Task statement ▸ Retype the whole listing verbatim and keep the pictures out of it.

--- Provided material ---

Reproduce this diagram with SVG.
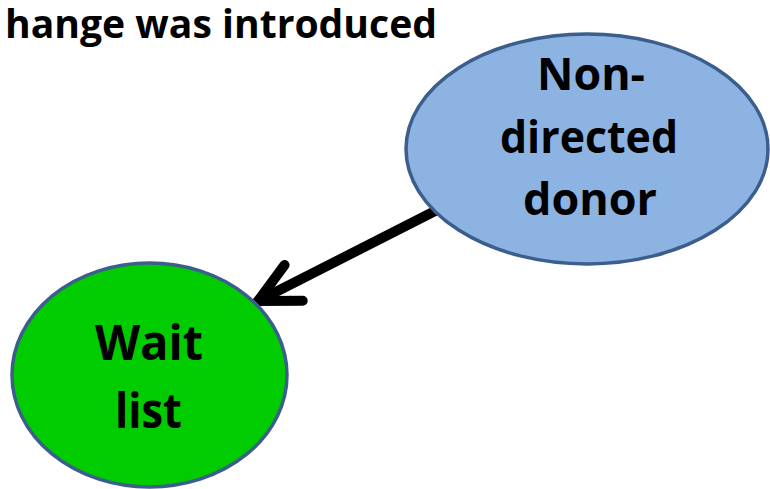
<svg xmlns="http://www.w3.org/2000/svg" width="770" height="489" viewBox="0 0 770 489">
  <style>
    .lbl { font-family: "Open Sans", "Liberation Sans", sans-serif; font-weight: bold; fill: #000; text-anchor: middle; }
    .title { font-family: "Open Sans", "Liberation Sans", sans-serif; font-weight: bold; fill: #000; }
    .node-outline { stroke: #3B5E8C; stroke-width: 3.5; }
    .edge { fill: none; stroke: #000; stroke-width: 10; stroke-linecap: round; stroke-linejoin: round; }
  </style>
  <defs>
    <marker id="chev" markerUnits="userSpaceOnUse" viewBox="-60 -40 80 80" markerWidth="80" markerHeight="80" refX="0" refY="0" orient="auto" overflow="visible">
      <path d="M-40,-20 L0,0 L-40,20" fill="none" stroke="#000" stroke-width="10" stroke-linecap="round" stroke-linejoin="miter" stroke-miterlimit="10"/>
    </marker>
  </defs>
  <rect width="770" height="489" fill="#fff"/>
  <text class="title" x="5" y="38" font-size="40" textLength="432" lengthAdjust="spacingAndGlyphs">hange was introduced</text>
  <g id="connectors">
    <path class="edge" d="M437,210 L258,301" marker-end="url(#chev)"/>
  </g>
  <g id="node-nondirected">
    <ellipse class="node-outline" cx="587" cy="149" rx="181" ry="115" fill="#8DB3E2"/>
    <text class="lbl" x="591" y="90" font-size="45" textLength="108" lengthAdjust="spacingAndGlyphs">Non-</text>
    <text class="lbl" x="589" y="153" font-size="45" textLength="178" lengthAdjust="spacingAndGlyphs">directed</text>
    <text class="lbl" x="590" y="215" font-size="45" textLength="134" lengthAdjust="spacingAndGlyphs">donor</text>
  </g>
  <g id="node-waitlist">
    <ellipse class="node-outline" cx="149.5" cy="375" rx="137.5" ry="112" fill="#00CC00"/>
    <text class="lbl" x="149" y="360" font-size="49" textLength="108" lengthAdjust="spacingAndGlyphs">Wait</text>
    <text class="lbl" x="148.5" y="428" font-size="49" textLength="67" lengthAdjust="spacingAndGlyphs">list</text>
  </g>
</svg>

---

Answer to this problem ▸
Reproduce this diagram with SVG.
<svg xmlns="http://www.w3.org/2000/svg" width="770" height="489" viewBox="0 0 770 489">
  <style>
    .lbl { font-family: "Open Sans", "Liberation Sans", sans-serif; font-weight: bold; fill: #000; text-anchor: middle; }
    .title { font-family: "Open Sans", "Liberation Sans", sans-serif; font-weight: bold; fill: #000; }
    .node-outline { stroke: #3B5E8C; stroke-width: 3.5; }
    .edge { fill: none; stroke: #000; stroke-width: 10; stroke-linecap: round; stroke-linejoin: round; }
  </style>
  <defs>
    <marker id="chev" markerUnits="userSpaceOnUse" viewBox="-60 -40 80 80" markerWidth="80" markerHeight="80" refX="0" refY="0" orient="auto" overflow="visible">
      <path d="M-40,-20 L0,0 L-40,20" fill="none" stroke="#000" stroke-width="10" stroke-linecap="round" stroke-linejoin="miter" stroke-miterlimit="10"/>
    </marker>
  </defs>
  <rect width="770" height="489" fill="#fff"/>
  <text class="title" x="5" y="38" font-size="40" textLength="432" lengthAdjust="spacingAndGlyphs">hange was introduced</text>
  <g id="connectors">
    <path class="edge" d="M437,210 L258,301" marker-end="url(#chev)"/>
  </g>
  <g id="node-nondirected">
    <ellipse class="node-outline" cx="587" cy="149" rx="181" ry="115" fill="#8DB3E2"/>
    <text class="lbl" x="591" y="90" font-size="45" textLength="108" lengthAdjust="spacingAndGlyphs">Non-</text>
    <text class="lbl" x="589" y="153" font-size="45" textLength="178" lengthAdjust="spacingAndGlyphs">directed</text>
    <text class="lbl" x="590" y="215" font-size="45" textLength="134" lengthAdjust="spacingAndGlyphs">donor</text>
  </g>
  <g id="node-waitlist">
    <ellipse class="node-outline" cx="149.5" cy="375" rx="137.5" ry="112" fill="#00CC00"/>
    <text class="lbl" x="149" y="360" font-size="49" textLength="108" lengthAdjust="spacingAndGlyphs">Wait</text>
    <text class="lbl" x="148.5" y="428" font-size="49" textLength="67" lengthAdjust="spacingAndGlyphs">list</text>
  </g>
</svg>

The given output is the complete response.